Once your cat’s fur is wet, start lathering in the shampoo. Follow the instructions on the shampoo to determine how long you should keep the suds on its coat. Once you are done, rinse the shampoo away entirely.

Do not use human or canine shampoo for your cat. Cats require shampoo that is pH-balanced for them. If you use a shampoo that is not appropriate for them, it can cause serious issues for their skin.

Girl washes cat in the bath
Image Credit: Olleg, Shutterstock

5. Clean the Face

You will want to be extra gentle here because most cats do not enjoy their faces being touched.

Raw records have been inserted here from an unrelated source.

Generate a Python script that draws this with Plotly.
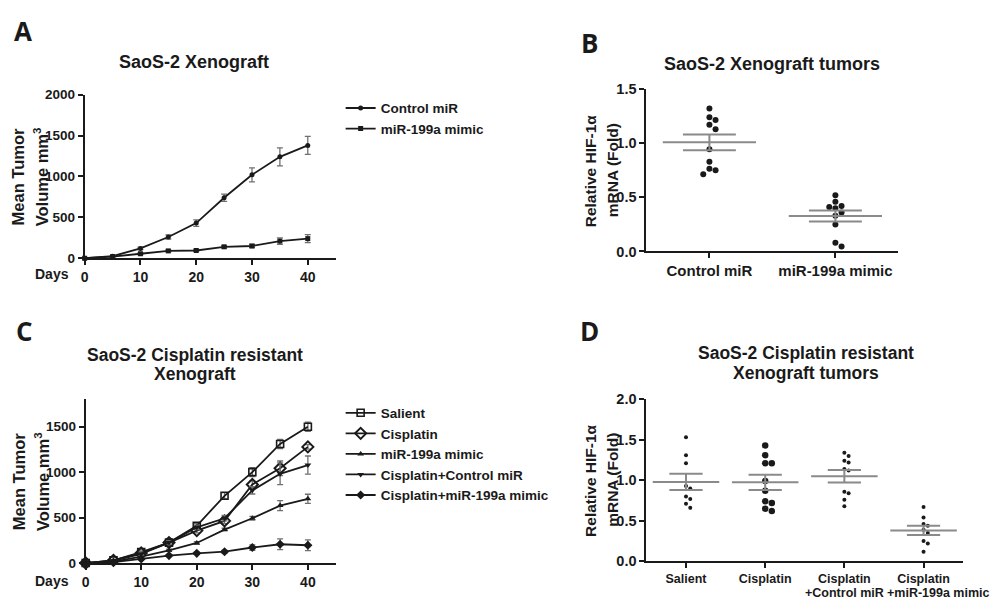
import plotly.graph_objects as go
import numpy as np

W, H = 995, 610

# ---------------- data ----------------
days = [0, 5, 10, 15, 20, 25, 30, 35, 40]

a_control = [0, 25, 120, 260, 430, 740, 1020, 1240, 1380]
a_control_err = [0, 8, 15, 25, 40, 45, 85, 110, 110]
a_mimic = [0, 20, 55, 90, 95, 140, 150, 210, 240]
a_mimic_err = [0, 5, 10, 12, 12, 15, 20, 40, 50]

c_salient = [0, 30, 120, 225, 410, 740, 1000, 1310, 1500]
c_salient_err = [0, 8, 15, 20, 25, 35, 50, 50, 50]
c_cis = [0, 30, 110, 225, 357, 464, 864, 1043, 1278]
c_cis_err = [0, 8, 15, 20, 25, 30, 40, 80, 25]
c_mimic = [0, 15, 70, 140, 221, 368, 493, 632, 707]
c_mimic_err = [0, 5, 10, 12, 15, 15, 20, 55, 50]
c_cis_ctrl = [0, 25, 100, 225, 393, 493, 800, 982, 1078]
c_cis_ctrl_err = [0, 8, 12, 20, 25, 30, 40, 120, 100]
c_cis_mimic = [0, 10, 45, 82, 107, 125, 171, 207, 196]
c_cis_mimic_err = [0, 5, 8, 10, 12, 15, 30, 60, 60]

b_categories = ["Control miR", "miR-199a mimic"]
b_control = [1.32, 1.24, 1.215, 1.17, 1.13, 0.945, 0.83, 0.765, 0.75, 0.714]
b_mimic = [0.52, 0.46, 0.42, 0.41, 0.40, 0.36, 0.33, 0.25, 0.08, 0.045]

d_categories = ["Salient", "Cisplatin", "Cisplatin", "Cisplatin"]
d_subtitles = ["", "", "+Control miR", "+miR-199a mimic"]
d_salient = [1.53, 1.31, 1.21, 0.93, 0.90, 0.80, 0.77, 0.71, 0.66]
d_cis = [1.43, 1.31, 1.21, 1.21, 0.99, 0.87, 0.74, 0.72, 0.65, 0.62]
d_cis_ctrl = [1.34, 1.30, 1.24, 1.22, 1.14, 1.12, 0.86, 0.84, 0.76, 0.68]
d_cis_mimic = [0.67, 0.54, 0.46, 0.44, 0.39, 0.35, 0.25, 0.22, 0.12]

FONT = "Liberation Sans, Arial, sans-serif"
INK = "#1a1a1a"
GREY = "#8a8a8a"


def px(x):
    return x / W


def py(y):
    return 1 - y / H


fig = go.Figure()

# ---- panel geometry (pixels) ----
A_X = (81, 333); A_Y = (257, 89)
B_X = (645, 898); B_Y = (250, 83.3)
C_X = (82, 333); C_Y = (570, 402)
D_X = (645, 963); D_Y = (568.3, 401.7)


def axis_common(tsize=14):
    return dict(showline=True, linecolor=INK, linewidth=2, ticks="outside",
                ticklen=5, tickwidth=1.5, tickcolor=INK, showgrid=False,
                zeroline=False, mirror=False, tickangle=0,
                tickfont=dict(family=FONT, size=tsize, color=INK, weight="bold"))


lay = {}
lay["xaxis"] = dict(domain=[px(A_X[0]), px(A_X[1])], range=[0, 45], tickvals=[0, 10, 20, 30, 40],
                    anchor="y", **axis_common(14))
lay["yaxis"] = dict(domain=[py(A_Y[0]), py(A_Y[1])], range=[0, 2000], tickvals=[0, 500, 1000, 1500, 2000],
                    anchor="x", **axis_common(13.5))
lay["xaxis2"] = dict(domain=[px(B_X[0]), px(B_X[1])], range=[-0.5, 1.5], tickvals=[0, 1],
                     ticktext=b_categories, anchor="y2", **axis_common(15))
lay["yaxis2"] = dict(domain=[py(B_Y[0]), py(B_Y[1])], range=[0, 1.5], tickvals=[0, 0.5, 1.0, 1.5],
                     tickformat=".1f", anchor="x2", **axis_common(14.5))
lay["xaxis3"] = dict(domain=[px(C_X[0]), px(C_X[1])], range=[0, 45], tickvals=[0, 10, 20, 30, 40],
                     anchor="y3", **axis_common(14))
lay["yaxis3"] = dict(domain=[py(C_Y[0]), py(C_Y[1])], range=[0, 1800], tickvals=[0, 500, 1000, 1500],
                     anchor="x3", **axis_common(13.5))
lay["xaxis4"] = dict(domain=[px(D_X[0]), px(D_X[1])], range=[-0.5, 3.5], tickvals=[0, 1, 2, 3],
                     ticktext=d_categories, anchor="y4", **axis_common(12.5))
lay["yaxis4"] = dict(domain=[py(D_Y[0]), py(D_Y[1])], range=[0, 2.0], tickvals=[0, 0.5, 1.0, 1.5, 2.0],
                     tickformat=".1f", anchor="x4", **axis_common(14.5))


def line_trace(x, y, err, name, symbol, size, xa, ya, legend, mline=None, mcolor=INK):
    marker = dict(symbol=symbol, size=size, color=mcolor)
    if mline is not None:
        marker["line"] = dict(color=INK, width=mline)
    return go.Scatter(x=x, y=y, name=name, mode="lines+markers", xaxis=xa, yaxis=ya,
                      line=dict(color=INK, width=1.8), marker=marker, cliponaxis=False,
                      error_y=dict(type="data", array=err, color="#707070", thickness=1.3, width=3),
                      legend=legend)


# Panel A
fig.add_trace(line_trace(days, a_control, a_control_err, "Control miR", "circle", 5, "x", "y", "legend"))
fig.add_trace(line_trace(days, a_mimic, a_mimic_err, "miR-199a mimic", "square", 5, "x", "y", "legend"))

# Panel C
fig.add_trace(line_trace(days, c_salient, c_salient_err, "Salient", "square-open", 7, "x3", "y3", "legend2", mline=1.6))
fig.add_trace(line_trace(days, c_cis, c_cis_err, "Cisplatin", "diamond-open", 8.5, "x3", "y3", "legend2", mline=2))
fig.add_trace(line_trace(days, c_mimic, c_mimic_err, "miR-199a mimic", "triangle-up", 6, "x3", "y3", "legend2"))
fig.add_trace(line_trace(days, c_cis_ctrl, c_cis_ctrl_err, "Cisplatin+Control miR", "triangle-down", 6, "x3", "y3", "legend2"))
fig.add_trace(line_trace(days, c_cis_mimic, c_cis_mimic_err, "Cisplatin+miR-199a mimic", "diamond", 7, "x3", "y3", "legend2"))


# ---- scatter (dot plot) panels ----
def swarm(values, ppx, ppy, diam):
    order = np.argsort(values)[::-1]
    placed = []
    offs = np.zeros(len(values))
    for i in order:
        yv = values[i] * ppy
        for k in [0, 1, -1, 2, -2, 3, -3, 4, -4]:
            dx = k * diam * 0.95
            if all((dx - pxx) ** 2 + (yv - pyy) ** 2 >= (diam * 0.95) ** 2 for pxx, pyy in placed):
                placed.append((dx, yv))
                offs[i] = dx / ppx
                break
    return offs


def dot_group(vals, cat, ppx, ppy, size, xa, ya, mean_half, sem_half):
    vals = np.array(vals, dtype=float)
    offs = swarm(vals, ppx, ppy, size + 0.5)
    fig.add_trace(go.Scatter(x=cat + offs, y=vals, mode="markers", xaxis=xa, yaxis=ya,
                             marker=dict(size=size, color=INK), showlegend=False, cliponaxis=False))
    m = vals.mean()
    sem = vals.std(ddof=1) / np.sqrt(len(vals))
    for (x0, x1, yy) in [(cat - mean_half, cat + mean_half, m),
                         (cat - sem_half, cat + sem_half, m + sem),
                         (cat - sem_half, cat + sem_half, m - sem)]:
        fig.add_shape(type="line", xref=xa, yref=ya, x0=x0, x1=x1, y0=yy, y1=yy,
                      line=dict(color=GREY, width=2))
    fig.add_shape(type="line", xref=xa, yref=ya, x0=cat, x1=cat, y0=m - sem, y1=m + sem,
                  line=dict(color=GREY, width=2))


ppx_B = (B_X[1] - B_X[0]) / 2.0
ppy_B = (B_Y[0] - B_Y[1]) / 1.5
dot_group(b_control, 0, ppx_B, ppy_B, 6, "x2", "y2", 0.37, 0.21)
dot_group(b_mimic, 1, ppx_B, ppy_B, 6, "x2", "y2", 0.37, 0.21)

ppx_D = (D_X[1] - D_X[0]) / 4.0
ppy_D = (D_Y[0] - D_Y[1]) / 2.0
dot_group(d_salient, 0, ppx_D, ppy_D, 4, "x4", "y4", 0.42, 0.21)
dot_group(d_cis, 1, ppx_D, ppy_D, 6.5, "x4", "y4", 0.42, 0.21)
dot_group(d_cis_ctrl, 2, ppx_D, ppy_D, 4, "x4", "y4", 0.42, 0.21)
dot_group(d_cis_mimic, 3, ppx_D, ppy_D, 4, "x4", "y4", 0.42, 0.21)

# ---- annotations ----
ann = []


def text(x, y, s, size, angle=0, family=FONT, xanchor="center"):
    ann.append(dict(x=px(x), y=py(y), xref="paper", yref="paper", text=s, showarrow=False,
                    xanchor=xanchor, yanchor="middle", textangle=angle,
                    font=dict(family=family, size=size, color=INK, weight="bold")))


LETTER = "Liberation Sans Narrow, Open Sans, sans-serif"
text(19, 24, "A", 26, family=LETTER)
text(588, 36, "B", 26, family=LETTER)
text(21, 332, "C", 26, family=LETTER)
text(588, 332, "D", 26, family=LETTER)

text(191, 55, "SaoS-2 Xenograft", 18)
text(771, 58, "SaoS-2 Xenograft tumors", 18)
text(192, 356, "SaoS-2 Cisplatin resistant", 17.5)
text(192, 376, "Xenograft", 17.5)
text(805, 354, "SaoS-2 Cisplatin resistant", 17.5)
text(805, 375, "Xenograft tumors", 17.5)

# second line of the D category labels, placed on the category axis scale
for i, sub in enumerate(d_subtitles):
    if not sub:
        continue
    last = i == len(d_subtitles) - 1
    ann.append(dict(x=i, xref="x4", y=py(601), yref="paper", text=sub, showarrow=False,
                    xanchor="left" if last else "center", xshift=-39 if last else 0,
                    yanchor="middle",
                    font=dict(family=FONT, size=12.5, color=INK, weight="bold")))

# rotated axis titles, one annotation per line
for yc in (173, 486):
    text(15, yc, "Mean Tumor", 16.5, angle=-90)
    text(38, yc, "Volume mm<sup>3</sup>", 16.5, angle=-90)
for yc in (167, 485):
    text(589, yc, "Relative HIF-1α", 15.5, angle=-90)
    text(611, yc, "mRNA (Fold)", 15.5, angle=-90)

text(48, 273, "Days", 14)
text(48, 588, "Days", 14)

legend_font = dict(family=FONT, size=13.5, color=INK, weight="bold")
fig.update_layout(
    width=W, height=H, margin=dict(l=0, r=0, t=0, b=0),
    paper_bgcolor="white", plot_bgcolor="white",
    annotations=ann,
    legend=dict(x=px(338), y=py(87), xanchor="left", yanchor="top", font=legend_font,
                bgcolor="rgba(0,0,0,0)", tracegroupgap=0, itemwidth=30),
    legend2=dict(x=px(338), y=py(400), xanchor="left", yanchor="top", font=legend_font,
                 bgcolor="rgba(0,0,0,0)", tracegroupgap=0, itemwidth=30),
    **lay,
)

fig.write_html(
    "out.html",
    config={"displayModeBar": False},
    post_script=("document.body.style.margin='0';document.body.style.padding='0';"
                 "document.body.style.overflow='hidden';"
                 "document.documentElement.style.overflow='hidden';"),
)
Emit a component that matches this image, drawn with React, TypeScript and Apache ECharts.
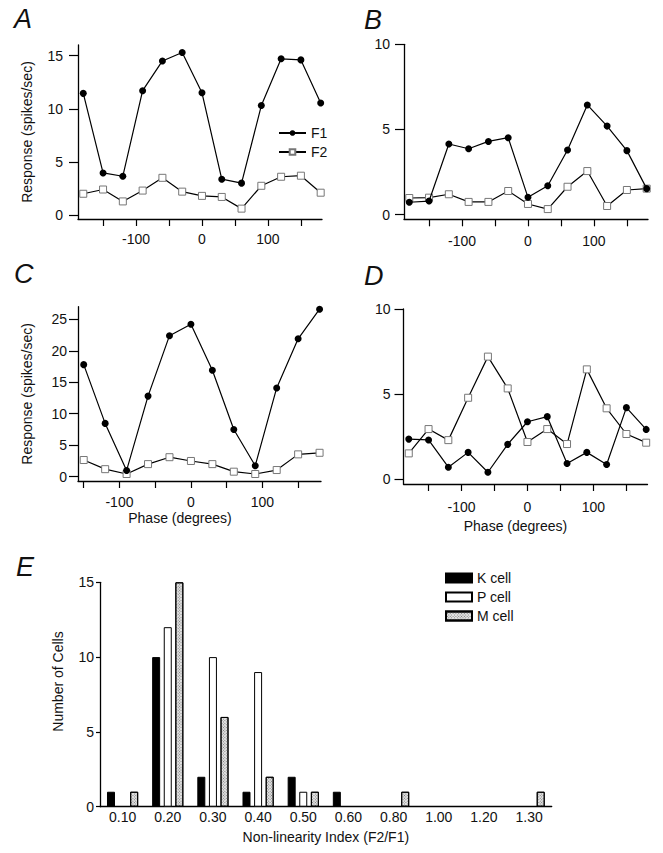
import React, { useEffect, useRef } from "react";
import * as echarts from "echarts";

const PHASE_ABD = [-180, -150, -120, -90, -60, -30, 0, 30, 60, 90, 120, 150, 180];
const PHASE_C = [-150, -120, -90, -60, -30, 0, 30, 60, 90, 120, 150, 180];

const A_F1 = [11.45, 3.96, 3.65, 11.7, 14.5, 15.3, 11.5, 3.37, 3.0, 10.3, 14.7, 14.6, 10.55];
const A_F2 = [2.0, 2.4, 1.28, 2.3, 3.5, 2.2, 1.8, 1.7, 0.6, 2.75, 3.6, 3.7, 2.1];
const B_F1 = [0.73, 0.8, 4.15, 3.87, 4.3, 4.52, 1.02, 1.7, 3.8, 6.44, 5.2, 3.76, 1.53];
const B_F2 = [0.98, 1.0, 1.2, 0.75, 0.75, 1.39, 0.63, 0.33, 1.64, 2.56, 0.51, 1.45, 1.53];
const C_F1 = [17.8, 8.47, 1.0, 12.8, 22.4, 24.2, 16.9, 7.5, 1.75, 14.1, 21.9, 26.6];
const C_F2 = [2.65, 1.2, 0.43, 2.0, 3.1, 2.5, 2.0, 0.8, 0.43, 1.06, 3.55, 3.8];
const D_F1 = [2.35, 2.3, 0.7, 1.57, 0.4, 2.04, 3.37, 3.67, 0.92, 1.57, 0.86, 4.2, 2.92];
const D_F2 = [1.51, 2.94, 2.29, 4.78, 7.2, 5.33, 2.18, 2.94, 2.06, 6.45, 4.16, 2.65, 2.14];

const PHASE_TICKS = [-150, -100, -50, 0, 50, 100, 150];
const PHASE_LABELS = [-100, 0, 100];
const Y_TICKS_15 = [0, 5, 10, 15];
const Y_TICKS_10 = [0, 5, 10];
const Y_TICKS_25 = [0, 5, 10, 15, 20, 25];

const NLI_CATEGORIES = ["0.10", "0.20", "0.30", "0.40", "0.50", "0.60", "0.80", "1.00", "1.20", "1.30"];
const K_CELL = [1, 10, 2, 1, 2, 1, 0, 0, 0, 0];
const P_CELL = [0, 12, 10, 9, 1, 0, 0, 0, 0, 0];
const M_CELL = [1, 15, 6, 2, 1, 0, 1, 0, 0, 1];

const FONT = '"Liberation Sans", Arial, Helvetica, sans-serif';
const INK = "#111";

function phaseAxis(gridIndex: number, min: number, max: number, labelMargin: number, name?: string, nameGap?: number, shift?: number) {
  return {
    type: "value",
    gridIndex,
    min,
    max,
    position: "bottom",
    name: name || "",
    nameLocation: "middle",
    nameGap: nameGap || 0,
    nameTextStyle: { fontFamily: FONT, fontSize: 14, color: INK, padding: [0, shift || 0, 0, 0] },
    axisLine: { show: true, onZero: false, lineStyle: { color: "#000", width: 1.3 } },
    axisTick: { show: true, length: 7, inside: false, customValues: PHASE_TICKS, lineStyle: { color: "#000", width: 1.2 } },
    axisLabel: { customValues: PHASE_LABELS, margin: labelMargin, fontFamily: FONT, fontSize: 14, color: INK },
    splitLine: { show: false },
  };
}

function respAxis(gridIndex: number, min: number, max: number, ticks: number[], labelMargin: number, name?: string) {
  return {
    type: "value",
    gridIndex,
    min,
    max,
    name: name || "",
    nameLocation: "middle",
    nameGap: 44,
    nameTextStyle: { fontFamily: FONT, fontSize: 14, color: INK },
    axisLine: { show: true, onZero: false, lineStyle: { color: "#000", width: 1.3 } },
    axisTick: { show: true, length: 9, customValues: ticks, lineStyle: { color: "#000", width: 1.2 } },
    axisLabel: { customValues: ticks, margin: labelMargin, fontFamily: FONT, fontSize: 14, color: INK },
    splitLine: { show: false },
  };
}

function lineSeries(name: string, xs: number[], ys: number[], idx: number, filled: boolean) {
  return {
    type: "line",
    name,
    xAxisIndex: idx,
    yAxisIndex: idx,
    data: xs.map((x, i) => [x, ys[i]]),
    symbol: filled ? "circle" : "rect",
    symbolSize: 7,
    showSymbol: true,
    lineStyle: { color: "#000", width: 1.2 },
    itemStyle: filled
      ? { color: "#000", borderColor: "#000", borderWidth: 0 }
      : { color: "#fff", borderColor: "#777", borderWidth: 1 },
    z: filled ? 4 : 3,
  };
}

function counts(values: number[]) {
  // empty bins draw no bar
  return values.map((v) => (v === 0 ? "-" : v));
}

function panelLetter(text: string, x: number, y: number) {
  return {
    type: "text",
    left: x,
    top: y,
    style: { text, font: `italic 27px ${FONT}`, fill: "#111" },
  };
}

export default function App() {
  const ref = useRef<HTMLDivElement>(null);

  useEffect(() => {
    if (!ref.current) return;
    const chart = echarts.init(ref.current, undefined, { renderer: "svg" });

    const option: any = {
      animation: false,
      backgroundColor: "#fff",
      textStyle: { fontFamily: FONT },
      graphic: [
        panelLetter("A", 14, 5),
        panelLetter("B", 364, 6),
        panelLetter("C", 14, 260),
        panelLetter("D", 364, 262),
        panelLetter("E", 16, 553),
      ],
      legend: [
        {
          data: ["F1", "F2"],
          orient: "vertical",
          left: 278,
          top: 126,
          itemWidth: 27,
          itemHeight: 7,
          itemGap: 5,
          padding: 0,
          selectedMode: false,
          textStyle: { fontFamily: FONT, fontSize: 14, color: INK },
        },
        {
          data: ["K cell", "P cell", "M cell"],
          orient: "vertical",
          left: 445,
          top: 571,
          icon: "rect",
          itemWidth: 26,
          itemHeight: 9,
          itemGap: 5,
          padding: 0,
          selectedMode: false,
          textStyle: { fontFamily: FONT, fontSize: 14, color: INK },
        },
      ],
      grid: [
        { left: 78, top: 45, width: 244, height: 174 },
        { left: 404, top: 44.3, width: 244, height: 175 },
        { left: 78, top: 306.7, width: 243, height: 174.3 },
        { left: 403.5, top: 309, width: 244, height: 175 },
        { left: 100, top: 582.3, width: 451.7, height: 224.4 },
      ],
      xAxis: [
        phaseAxis(0, -188, 182, 13),
        phaseAxis(1, -188, 182, 15),
        phaseAxis(2, -158, 182, 14, "Phase (degrees)", 30, 39),
        phaseAxis(3, -188, 182, 16, "Phase (degrees)", 35, 20),
        {
          type: "category",
          gridIndex: 4,
          data: NLI_CATEGORIES,
          boundaryGap: true,
          name: "Non-linearity Index (F2/F1)",
          nameLocation: "middle",
          nameGap: 23,
          nameTextStyle: { fontFamily: FONT, fontSize: 14, color: INK },
          axisLine: { show: true, lineStyle: { color: "#000", width: 1.3 } },
          axisTick: { show: false },
          axisLabel: { interval: 0, margin: 3, fontFamily: FONT, fontSize: 14, color: INK },
        },
      ],
      yAxis: [
        respAxis(0, -0.375, 16, Y_TICKS_15, 15, "Response (spikes/sec)"),
        respAxis(1, -0.27, 10, Y_TICKS_10, 14),
        respAxis(2, -0.68, 27, Y_TICKS_25, 11, "Response (spikes/sec)"),
        respAxis(3, -0.29, 10, Y_TICKS_10, 13),
        {
          type: "value",
          gridIndex: 4,
          min: 0,
          max: 15,
          interval: 5,
          name: "Number of Cells",
          nameLocation: "middle",
          nameGap: 35,
          nameTextStyle: { fontFamily: FONT, fontSize: 14, color: INK, padding: [0, 0, 0, 26] },
          axisLine: { show: true, lineStyle: { color: "#000", width: 1.3 } },
          axisTick: { show: true, length: 4, lineStyle: { color: "#000", width: 1.2 } },
          axisLabel: { margin: 6, fontFamily: FONT, fontSize: 14, color: INK },
          splitLine: { show: false },
        },
      ],
      series: [
        lineSeries("F2", PHASE_ABD, A_F2, 0, false),
        lineSeries("F1", PHASE_ABD, A_F1, 0, true),
        lineSeries("F2", PHASE_ABD, B_F2, 1, false),
        lineSeries("F1", PHASE_ABD, B_F1, 1, true),
        lineSeries("F2", PHASE_C, C_F2, 2, false),
        lineSeries("F1", PHASE_C, C_F1, 2, true),
        lineSeries("F2", PHASE_ABD, D_F2, 3, false),
        lineSeries("F1", PHASE_ABD, D_F1, 3, true),
        {
          type: "bar",
          name: "K cell",
          xAxisIndex: 4,
          yAxisIndex: 4,
          data: counts(K_CELL),
          barWidth: 8,
          barGap: "45%",
          itemStyle: { color: "#000", borderColor: "#000", borderWidth: 1 },
        },
        {
          type: "bar",
          name: "P cell",
          xAxisIndex: 4,
          yAxisIndex: 4,
          data: counts(P_CELL),
          barWidth: 8,
          barGap: "45%",
          itemStyle: { color: "#fff", borderColor: "#000", borderWidth: 1 },
        },
        {
          type: "bar",
          name: "M cell",
          xAxisIndex: 4,
          yAxisIndex: 4,
          data: counts(M_CELL),
          barWidth: 8,
          barGap: "45%",
          itemStyle: {
            color: "#e4e4e4",
            borderColor: "#000",
            borderWidth: 1,
            decal: {
              symbol: "rect",
              symbolSize: 1,
              dashArrayX: [1, 1],
              dashArrayY: [1, 1],
              rotation: Math.PI / 4,
              color: "rgba(0,0,0,0.45)",
            },
          },
        },
      ],
    };

    chart.setOption(option);
    return () => chart.dispose();
  }, []);

  return (
    <div
      ref={ref}
      style={{ position: "absolute", left: 0, top: 0, width: 663, height: 853, background: "#fff" }}
    />
  );
}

The soft washcloth can be used to gingerly wipe your cat’s face, and the cotton balls can be used to clean the outside of its ears.

Drying Your Cat

cat bath
Image Credit: KDdesignphoto, Shutterstock

Finally, bath time is over! Your cat may want to get out and run, but you’ll need to dry it off first. Towels are the best way to dry off cats, as most cats do not like the sound of a hairdryer. Plus, hairdryers can be too hot for cats, so if you do use one, make sure to use it on a lower, cooler setting.

After the Bath

Once your cat is clean and dry, be sure to take time to recognize how brave it’s been. Give it lots of treats, praise, and affection for all its effort. Positively reinforcing bath time can also help to make the next bath time a less harrowing experience. If your cat trusts that there will be rewards after the bath, it may begin to associate bath time with the experience after rather than the scariness of the water.


Many people say that cats and water do not mix, and perhaps that is true to some extent. However, bathing your cat in water is necessary from time to time. Helping your cat grow accustomed to bath time is the best way to make the entire process smoother. Your cat may never entirely love water or bath time, but it can learn to be patient and accept the temporary discomfort if there are rewards involved at the end.